The Jazz Alliance TJA-12043-2

 

 

    1. Conversation
    2. St Louis Blues
    3. Conversation
    4. Thank You
    5. Conversation
    6. The Duke
    7. Conversation
    8. In Your Own Sweet Way
    9. Conversation
    10. One Moment Worth Years
    11. Conversation
    12. Summer Song
    13. Conversation
    14. Free Piece
    15. Conversation
    16. Polytonal Blues
    17. Conversation
    18. Take Five

Dave Brubeck and Marian McPartland – piano

Many of my fellow musicians don’t like this series of records and I don’t understand why. I have always been fascinated by the conversation of musicians, I think it’s to do with the nature of the work we do. Every time we go out to play, we are exhibiting ourselves and taking risks in a very public way, this gives us a different outlook on the world than most people.

Marion is a fine pianist herself and she so obviously commands the respect of the world’s greatest, when she talks with them. Dave Brubeck has to be one of these, the classic Dave Brubeck quartet with Paul Desmond, Eugene Wright and Joe Morello changed the course of jazz and I must confess to finding their recordings even more fascinating now than when I first heard them. Since those times many people have played unusual time signatures, but few sound convincing and almost none of them swing.

One of the tunes played here is Brubeck’s ‘The Duke’, often featured by other great pianists and a favourite composition of Oscar Peterson. It is not a tune for the enthusiastic amateur!

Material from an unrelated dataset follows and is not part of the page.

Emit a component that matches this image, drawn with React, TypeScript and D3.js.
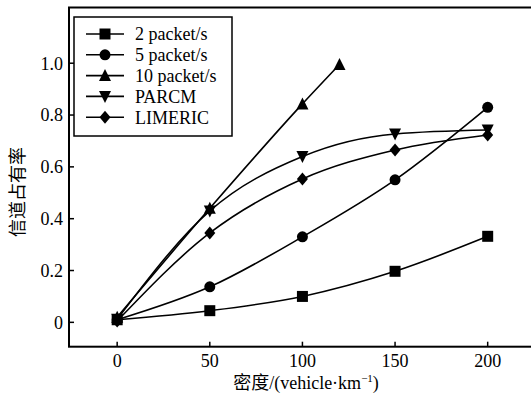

It is fascinating to hear Dave talk about people like Paul Desmond, who was a unique musician and a very interesting person. ‘In Your Own Sweet Way’, another of Brubeck’s compositions, was frequently played by Miles Davis who adapted the melody, so that there now exists two versions of the tune. Marian and Dave duet on it here. The Brubeck version of course!

Dave Brubeck was prepared to play his programme a different way every time, few of the jazz ‘greats’ do this, mostly they find a definitive version and stick to it. This accounts for the success of many ‘jam’ sessions; nobody knows what is going to happen! Both pianists feel that the live session often brings a more relaxed performance than the recording studio.

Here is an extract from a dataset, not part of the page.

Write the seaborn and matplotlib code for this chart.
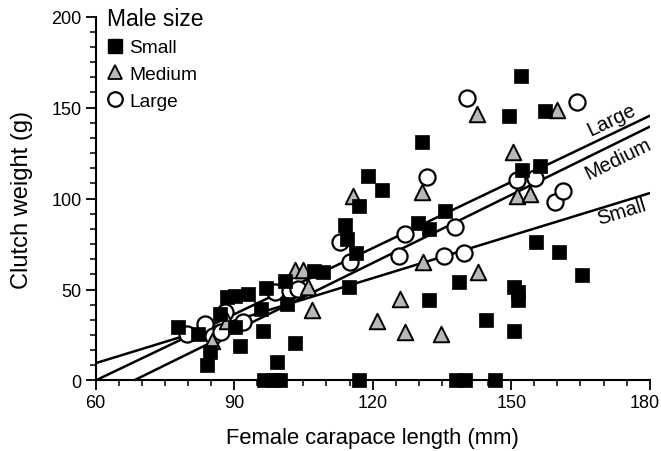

‘One Moment in Years’ is Brubeck’s acknowledgement of the contribution of Fats Waller to jazz and the duet with Marian is a delight.

Louis Armstrong recorded Summer Song and Marian McPartland plays it on the record as a solo feature.

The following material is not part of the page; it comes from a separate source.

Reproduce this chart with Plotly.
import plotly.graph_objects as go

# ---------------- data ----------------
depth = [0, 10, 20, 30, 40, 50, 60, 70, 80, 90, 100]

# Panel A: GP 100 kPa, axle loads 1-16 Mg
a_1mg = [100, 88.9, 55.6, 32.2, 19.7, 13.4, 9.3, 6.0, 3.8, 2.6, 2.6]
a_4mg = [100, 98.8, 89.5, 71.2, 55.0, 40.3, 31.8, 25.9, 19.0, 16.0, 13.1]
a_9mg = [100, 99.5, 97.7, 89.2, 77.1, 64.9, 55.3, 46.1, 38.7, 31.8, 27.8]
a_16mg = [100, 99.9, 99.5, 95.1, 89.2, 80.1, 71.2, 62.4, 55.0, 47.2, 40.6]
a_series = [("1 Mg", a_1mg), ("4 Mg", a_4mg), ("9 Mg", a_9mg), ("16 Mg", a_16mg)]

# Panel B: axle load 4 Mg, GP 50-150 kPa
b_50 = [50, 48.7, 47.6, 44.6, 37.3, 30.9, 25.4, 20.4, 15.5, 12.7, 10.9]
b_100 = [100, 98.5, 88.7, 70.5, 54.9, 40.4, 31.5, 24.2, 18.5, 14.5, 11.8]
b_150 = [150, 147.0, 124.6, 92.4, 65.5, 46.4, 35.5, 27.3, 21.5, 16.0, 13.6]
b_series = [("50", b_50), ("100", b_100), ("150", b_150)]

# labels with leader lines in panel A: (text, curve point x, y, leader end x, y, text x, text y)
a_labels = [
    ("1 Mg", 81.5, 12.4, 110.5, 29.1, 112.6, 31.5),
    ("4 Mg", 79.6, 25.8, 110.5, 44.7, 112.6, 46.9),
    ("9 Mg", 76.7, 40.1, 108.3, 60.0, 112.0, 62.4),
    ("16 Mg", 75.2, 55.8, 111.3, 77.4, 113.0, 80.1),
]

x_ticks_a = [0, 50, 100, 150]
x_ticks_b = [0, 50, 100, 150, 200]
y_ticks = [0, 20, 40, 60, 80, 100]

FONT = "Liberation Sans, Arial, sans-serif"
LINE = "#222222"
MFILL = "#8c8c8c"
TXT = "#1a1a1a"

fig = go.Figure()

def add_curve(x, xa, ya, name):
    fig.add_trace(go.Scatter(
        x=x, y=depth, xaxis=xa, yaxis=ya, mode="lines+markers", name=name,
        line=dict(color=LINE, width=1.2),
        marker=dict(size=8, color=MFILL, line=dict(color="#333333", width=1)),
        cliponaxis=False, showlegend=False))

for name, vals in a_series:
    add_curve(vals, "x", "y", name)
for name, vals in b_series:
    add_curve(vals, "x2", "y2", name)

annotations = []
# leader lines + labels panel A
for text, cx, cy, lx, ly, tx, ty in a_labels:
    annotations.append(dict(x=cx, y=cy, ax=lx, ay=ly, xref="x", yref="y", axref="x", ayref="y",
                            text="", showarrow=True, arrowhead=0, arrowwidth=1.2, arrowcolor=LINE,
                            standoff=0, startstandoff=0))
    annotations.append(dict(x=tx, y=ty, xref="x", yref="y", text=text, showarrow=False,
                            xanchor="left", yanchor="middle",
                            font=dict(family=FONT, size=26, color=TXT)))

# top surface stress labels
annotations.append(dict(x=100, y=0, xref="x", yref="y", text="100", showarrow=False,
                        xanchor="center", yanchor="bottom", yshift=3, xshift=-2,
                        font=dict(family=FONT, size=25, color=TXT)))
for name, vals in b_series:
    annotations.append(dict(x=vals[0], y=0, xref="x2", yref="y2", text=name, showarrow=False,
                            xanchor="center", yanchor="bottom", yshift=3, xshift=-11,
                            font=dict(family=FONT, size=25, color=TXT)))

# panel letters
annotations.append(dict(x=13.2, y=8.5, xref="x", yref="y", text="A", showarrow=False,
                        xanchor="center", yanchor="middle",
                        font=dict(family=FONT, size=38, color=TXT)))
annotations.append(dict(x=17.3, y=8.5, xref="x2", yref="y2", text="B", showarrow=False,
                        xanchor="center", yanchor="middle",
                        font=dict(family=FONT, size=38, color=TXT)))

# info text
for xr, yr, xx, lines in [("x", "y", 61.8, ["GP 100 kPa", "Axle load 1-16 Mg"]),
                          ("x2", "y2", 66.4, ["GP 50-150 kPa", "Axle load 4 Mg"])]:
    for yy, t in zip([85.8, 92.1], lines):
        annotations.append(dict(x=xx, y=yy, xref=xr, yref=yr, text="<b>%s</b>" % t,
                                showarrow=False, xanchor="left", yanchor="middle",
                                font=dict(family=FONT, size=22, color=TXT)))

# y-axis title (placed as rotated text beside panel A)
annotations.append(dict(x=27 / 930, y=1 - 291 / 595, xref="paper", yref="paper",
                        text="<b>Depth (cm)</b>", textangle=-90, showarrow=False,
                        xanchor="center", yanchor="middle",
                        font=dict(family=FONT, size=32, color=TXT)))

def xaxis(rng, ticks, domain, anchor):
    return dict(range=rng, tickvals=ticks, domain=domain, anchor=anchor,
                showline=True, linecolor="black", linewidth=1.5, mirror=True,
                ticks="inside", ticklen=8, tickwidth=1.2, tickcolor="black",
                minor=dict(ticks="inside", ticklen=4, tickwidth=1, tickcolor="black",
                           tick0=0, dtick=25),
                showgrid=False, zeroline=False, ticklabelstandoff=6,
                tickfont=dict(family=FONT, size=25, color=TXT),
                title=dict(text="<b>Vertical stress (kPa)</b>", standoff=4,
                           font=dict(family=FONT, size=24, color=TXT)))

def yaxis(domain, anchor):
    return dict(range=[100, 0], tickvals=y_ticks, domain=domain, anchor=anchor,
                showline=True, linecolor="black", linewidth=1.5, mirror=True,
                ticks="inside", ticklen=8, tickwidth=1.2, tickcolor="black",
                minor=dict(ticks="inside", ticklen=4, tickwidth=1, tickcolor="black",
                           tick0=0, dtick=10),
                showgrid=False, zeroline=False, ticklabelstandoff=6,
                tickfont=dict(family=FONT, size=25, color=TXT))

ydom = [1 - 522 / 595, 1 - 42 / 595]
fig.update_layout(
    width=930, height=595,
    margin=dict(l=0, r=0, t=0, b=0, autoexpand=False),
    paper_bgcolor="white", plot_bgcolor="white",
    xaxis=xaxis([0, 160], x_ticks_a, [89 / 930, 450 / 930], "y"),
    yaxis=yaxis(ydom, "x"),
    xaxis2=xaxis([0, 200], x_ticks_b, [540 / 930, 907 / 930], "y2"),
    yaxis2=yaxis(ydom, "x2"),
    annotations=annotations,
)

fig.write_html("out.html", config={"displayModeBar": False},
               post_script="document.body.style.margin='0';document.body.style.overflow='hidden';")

Brubeck admits to a liking for the piano playing of Marian McPartland, for me it is easy to hear why that is, she is a very inventive player. They both take their artistic lives in their hands when they improvise a Free Piece, where they just see where the music leads them, it works better than I would have expected.

Polytonal Blues is a piece in two different keys at the same time which accounts for it’s quirky feel and is a typical piece of Dave Brubeck invention. Take Five which was written by Paul Desmond, takes us out with great style and it just amazing to think that twenty eight minutes of conversation and thirty six minutes of music have passed so quickly. May there be many more records released in this series.